Chez Manuel Roque son solo Data frise à chaque instant avec le contorsionnisme pour nous faire voir le corps au plus près du muscle, du tendon et de leurs ligaments - ou devrais-je dire lineaments. Le Requiem de Fauré donnant un supplément d'âme à ces torsions, ces éploiements, dans une sorte de topographie toute physique.
Pour autant on est fort loin de cette recherche plutôt prégnante de ce côté ci de l'atlantique qui consiste à derealiser le corps pour en modifier la perception. Pensons par exemple à un Xavier Le Roy ou à une Maria Donata d'Urso. Ou même à se demander à la suite de Spinoza, ce que peut un corps à travers une performance indéniable... Ici on est toujours dans le concret de ce corps, dans sa matière brute, dans son immanence physiologique. De ce fait le rapport au sacré induit inévitablement par le Requiem de Fauré nous interroge car ce qui émane le plus de cette pièce est un sentiment de solitude sans doute voulue par l'auteur parti dans le désert de l'ouest américain pour mieux se trouver. Solitude et focale sur la gymnique du corps est également ce qui semble avoir présidé à la création de Daniel Leveillé Solitudes duo.
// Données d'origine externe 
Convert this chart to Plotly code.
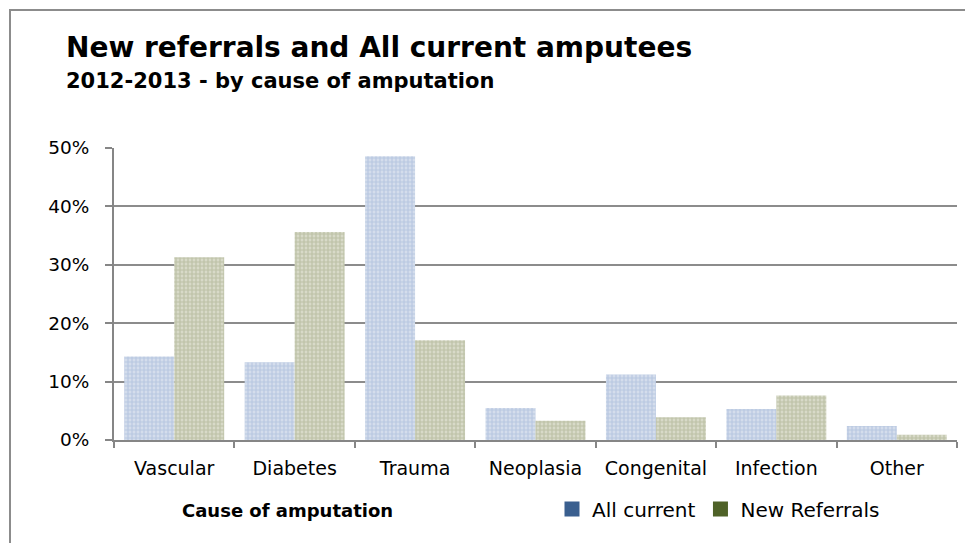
import plotly.graph_objects as go

categories = ["Vascular", "Diabetes", "Trauma", "Neoplasia", "Congenital", "Infection", "Other"]
all_current = [14.3, 13.3, 48.6, 5.5, 11.2, 5.3, 2.4]
new_referrals = [31.3, 35.6, 17.1, 3.3, 3.9, 7.6, 0.9]
y_ticks = [0, 10, 20, 30, 40, 50]
y_tick_labels = ["0%", "10%", "20%", "30%", "40%", "50%"]

FONT = "DejaVu Sans"
# page has an 8px body margin, so the figure is drawn 8px in from top-left
W, H = 965, 535
L, R, T, B = 106, 16, 140, 103
PW, PH = W - L - R, H - T - B
OFF = 8

def px(x):  # page pixel -> paper x
    return (x - OFF - L) / PW

def py(y):  # page pixel -> paper y
    return (H - B - (y - OFF)) / PH

fig = go.Figure()
fig.add_trace(go.Bar(
    x=categories, y=all_current, name="All current", showlegend=False,
    marker=dict(color="#d4ddec", line=dict(width=0),
                pattern=dict(shape="+", fgcolor="#9bb1d4", size=4, solidity=0.5)),
))
fig.add_trace(go.Bar(
    x=categories, y=new_referrals, name="New Referrals", showlegend=False,
    marker=dict(color="#d8dac8", line=dict(width=0),
                pattern=dict(shape="+", fgcolor="#a0a783", size=4, solidity=0.5)),
))
# legend entries with solid colours (not part of the bar groups)
fig.add_trace(go.Scatter(x=[None], y=[None], mode="markers", name="All current",
                         marker=dict(symbol="square", size=15, color="#3a5f8f")))
fig.add_trace(go.Scatter(x=[None], y=[None], mode="markers", name="New Referrals",
                         marker=dict(symbol="square", size=15, color="#4f6228")))

fig.update_layout(
    width=W, height=H,
    margin=dict(l=L, r=R, t=T, b=B),
    paper_bgcolor="white", plot_bgcolor="white",
    barmode="group", bargap=0.17, bargroupgap=0,
    font=dict(family=FONT, size=19, color="black"),
    showlegend=True,
    legend=dict(orientation="h", x=px(552), xanchor="left", y=py(509), yanchor="middle",
                font=dict(family=FONT, size=20, color="black"), itemwidth=30,
                traceorder="normal", bgcolor="rgba(0,0,0,0)", borderwidth=0),
    xaxis=dict(showgrid=False, showline=True, linecolor="#868686", linewidth=2,
               ticks="outside", ticklen=6, tickcolor="#868686", tickwidth=2,
               tickson="boundaries", tickfont=dict(family=FONT, size=19, color="black"),
               ticklabelstandoff=10, range=[-0.5, 6.5], fixedrange=True),
    yaxis=dict(range=[0, 50], tickvals=y_ticks, ticktext=y_tick_labels,
               showgrid=True, gridcolor="#8c8c8c", gridwidth=1.5,
               showline=True, linecolor="#868686", linewidth=2,
               ticks="outside", ticklen=7, tickcolor="#868686", tickwidth=1.5,
               ticklabelstandoff=12,
               tickfont=dict(family=FONT, size=18.5, color="black"), zeroline=False),
    annotations=[
        dict(text="<b>New referrals and All current amputees</b>", xref="paper", yref="paper",
             x=px(64), y=py(47), xanchor="left", yanchor="middle", showarrow=False,
             font=dict(family=FONT, size=28, color="black")),
        dict(text="<b>2012-2013 - by cause of amputation</b>", xref="paper", yref="paper",
             x=px(64), y=py(81), xanchor="left", yanchor="middle", showarrow=False,
             font=dict(family=FONT, size=21, color="black")),
        dict(text="<b>Cause of amputation</b>", xref="paper", yref="paper",
             x=px(287), y=py(510), xanchor="center", yanchor="middle", showarrow=False,
             font=dict(family=FONT, size=18, color="black")),
    ],
    shapes=[
        dict(type="rect", xref="paper", yref="paper",
             x0=px(10), x1=px(990), y0=py(560), y1=py(10),
             line=dict(color="#8c8c8c", width=2), fillcolor="rgba(0,0,0,0)", layer="below"),
    ],
)

fig.write_html("out.html")
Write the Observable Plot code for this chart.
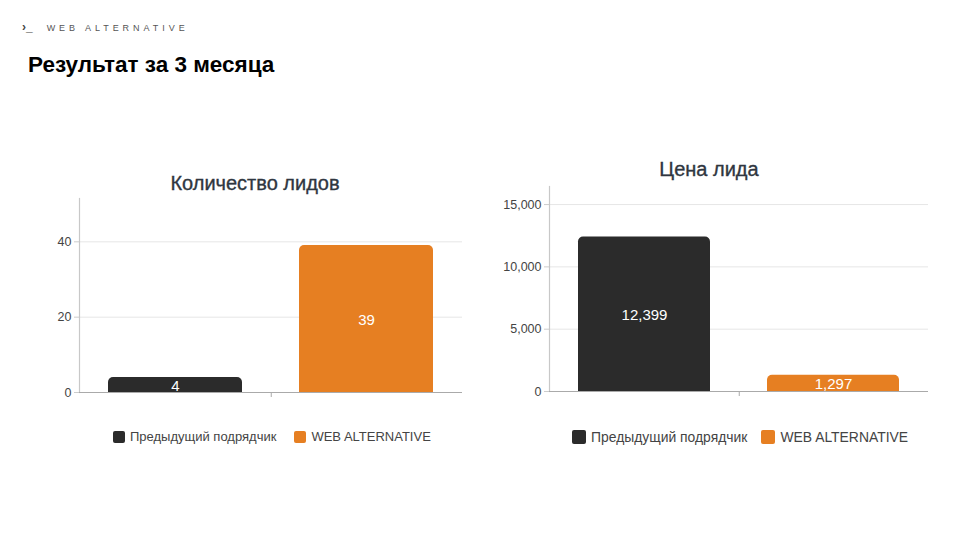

Affirmant qu’il ne voulait plus « faire de la belle danse » (lire notre entretien) Solitudes Duo porte la marque de cette esthétique à rebours. Les corps sont ceux, si à la mode outre-atlantique du « dad body », soit un peu enveloppés, sinon avachis, car chez Daniel Leveillé c’est du 100% muscles.
Néanmoins, dans la danse proposée, les jambes ne sont jamais vraiment tendues, les équilibres, jamais vraiment tenus, reste la culture physique qui déploie toute sa panoplie de portés les jambes écartées comme pour un épaulé jeté, les « jetés » justement plus que les « portés » qui précipitent une danseuse en vague arabesque en l’air pour être rattrappée dans la même position, les attrapés de jambe, les cognés, les poussés, les pliés… Le tout en slip, avec tout de même la particularité d’être transparents pour les filles, on se demande bien pourquoi si ce n’est pour conserver ce souci du pas beau, sur des airs de J.S. Bach au clavecin ou des Doors.
De quoi rester un peu pantois.
Agnès Izrine
8 juin 2015 - June Events, Théâtre de l’Aquarium, La Cartoucherie de Vincennes.